# Information provided:

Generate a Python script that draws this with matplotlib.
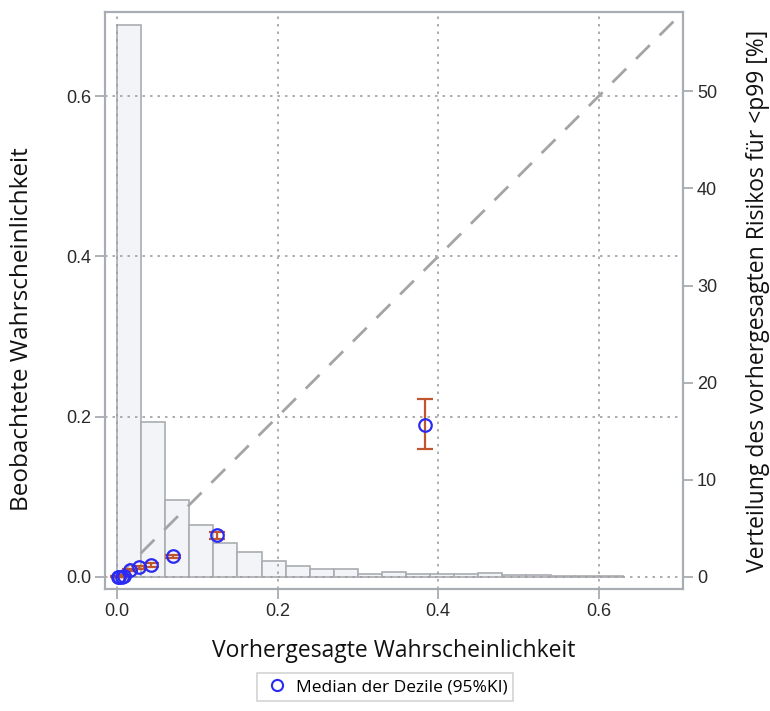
import matplotlib
matplotlib.use("Agg")
import matplotlib.pyplot as plt
from matplotlib.lines import Line2D
import numpy as np

# ---- data ----
bin_edges = [round(0.03 * i, 2) for i in range(22)]
hist_pct = [56.8, 16.0, 7.9, 5.3, 3.5, 2.6, 1.6, 1.1, 0.8, 0.8, 0.35,
            0.5, 0.3, 0.3, 0.3, 0.4, 0.2, 0.2, 0.05, 0.15, 0.15]

pred_median = [0.001, 0.003, 0.006, 0.009, 0.016, 0.027, 0.042, 0.070, 0.124, 0.384]
obs_median = [0.0, 0.0, 0.0005, 0.001, 0.009, 0.012, 0.015, 0.026, 0.052, 0.190]
obs_lower = [0.0, 0.0, 0.0, 0.0, 0.008, 0.0105, 0.013, 0.024, 0.0475, 0.160]
obs_upper = [0.001, 0.001, 0.0015, 0.002, 0.010, 0.0135, 0.017, 0.028, 0.0566, 0.2225]

xticks = [0.0, 0.2, 0.4, 0.6]
yticks_left = [0.0, 0.2, 0.4, 0.6]
yticks_right = [0, 10, 20, 30, 40, 50]

x_label = "Vorhergesagte Wahrscheinlichkeit"
y_label = "Beobachtete Wahrscheinlichkeit"
y2_label = "Verteilung des vorhergesagten Risikos für <p99 [%]"
legend_label = "Median der Dezile (95%KI)"

# ---- style ----
plt.rcParams["font.family"] = ["Liberation Sans", "DejaVu Sans"]
spine_col = "#a8adb3"
grid_col = "#a0a0a0"
label_font = ["Open Sans", "DejaVu Sans"]

fig = plt.figure(figsize=(7.7, 7.11), dpi=100)
ax = fig.add_axes([105 / 770, 1 - 589 / 711, (683 - 105) / 770, (589 - 12) / 711])
ax2 = ax.twinx()

lim_lo, lim_hi = -0.015, 0.705
scale = 82.5
ax.set_xlim(lim_lo, lim_hi)
ax.set_ylim(lim_lo, lim_hi)
ax2.set_ylim(lim_lo * scale, lim_hi * scale)

# histogram on right axis (drawn beneath)
widths = np.diff(bin_edges)
ax2.bar(bin_edges[:-1], hist_pct, width=widths, align="edge",
        facecolor="#f3f4f8", edgecolor="#a9acb0", linewidth=1.2, zorder=1)

ax.set_zorder(ax2.get_zorder() + 1)
ax.patch.set_visible(False)

# grid
ax.set_xticks(xticks)
ax.set_yticks(yticks_left)
ax.grid(True, linestyle=(0, (1.5, 3)), color=grid_col, linewidth=1.2)
ax.set_axisbelow(True)

# diagonal
ax.plot([0, lim_hi], [0, lim_hi], linestyle=(0, (7, 5)), color="#a4a4a4",
        linewidth=2, zorder=2)

# error bars + points
yerr = [np.array(obs_median) - np.array(obs_lower),
        np.array(obs_upper) - np.array(obs_median)]
ax.errorbar(pred_median, obs_median, yerr=yerr, fmt="none", ecolor="#c0562e",
            elinewidth=1.6, capsize=6, capthick=1.6, zorder=3)
ax.plot(pred_median, obs_median, linestyle="none", marker="o", markersize=9,
        markerfacecolor="none", markeredgecolor="#2a2af5", markeredgewidth=1.6,
        zorder=4)

# ticks/labels
ax2.set_yticks(yticks_right)
ax.set_xticklabels([f"{v:.1f}" for v in xticks])
ax.set_yticklabels([f"{v:.1f}" for v in yticks_left])
ax2.set_yticklabels([str(v) for v in yticks_right])
for a in (ax, ax2):
    a.tick_params(direction="out", length=7, width=1.3, color=spine_col,
                  labelsize=13, labelcolor="#2a2a2a", pad=3)
    for s in a.spines.values():
        s.set_color(spine_col)
        s.set_linewidth(1.5)

ax.set_xlabel(x_label, fontsize=16.5, family=label_font, color="#111111", labelpad=14)
ax.set_ylabel(y_label, fontsize=17.5, family=label_font, color="#111111")
ax.yaxis.set_label_coords(-0.122, 0.4506)
ax2.set_ylabel(y2_label, fontsize=16.5, family=label_font, color="#111111", labelpad=21)

handle = Line2D([], [], linestyle="none", marker="o", markersize=8,
                markerfacecolor="none", markeredgecolor="#2a2af5", markeredgewidth=1.5)
leg = fig.legend([handle], [legend_label], loc="center",
                 bbox_to_anchor=(385 / 770, 1 - 687 / 711), frameon=True,
                 fancybox=False, edgecolor="#c8c8c8", handletextpad=0.3,
                 prop={"family": label_font, "size": 12.5}, borderpad=0.35,
                 borderaxespad=0, handlelength=1.6)
leg.get_frame().set_linewidth(1.2)

fig.savefig("out.png", dpi=100)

# Required work:
Exactly as written, please give again the lines from the beginning of the listing through the line containing "0.028, 0.0566, 0.2225]", inclusive, without any pictures.

# Response below:
Generate a Python script that draws this with matplotlib.
import matplotlib
matplotlib.use("Agg")
import matplotlib.pyplot as plt
from matplotlib.lines import Line2D
import numpy as np

# ---- data ----
bin_edges = [round(0.03 * i, 2) for i in range(22)]
hist_pct = [56.8, 16.0, 7.9, 5.3, 3.5, 2.6, 1.6, 1.1, 0.8, 0.8, 0.35,
            0.5, 0.3, 0.3, 0.3, 0.4, 0.2, 0.2, 0.05, 0.15, 0.15]

pred_median = [0.001, 0.003, 0.006, 0.009, 0.016, 0.027, 0.042, 0.070, 0.124, 0.384]
obs_median = [0.0, 0.0, 0.0005, 0.001, 0.009, 0.012, 0.015, 0.026, 0.052, 0.190]
obs_lower = [0.0, 0.0, 0.0, 0.0, 0.008, 0.0105, 0.013, 0.024, 0.0475, 0.160]
obs_upper = [0.001, 0.001, 0.0015, 0.002, 0.010, 0.0135, 0.017, 0.028, 0.0566, 0.2225]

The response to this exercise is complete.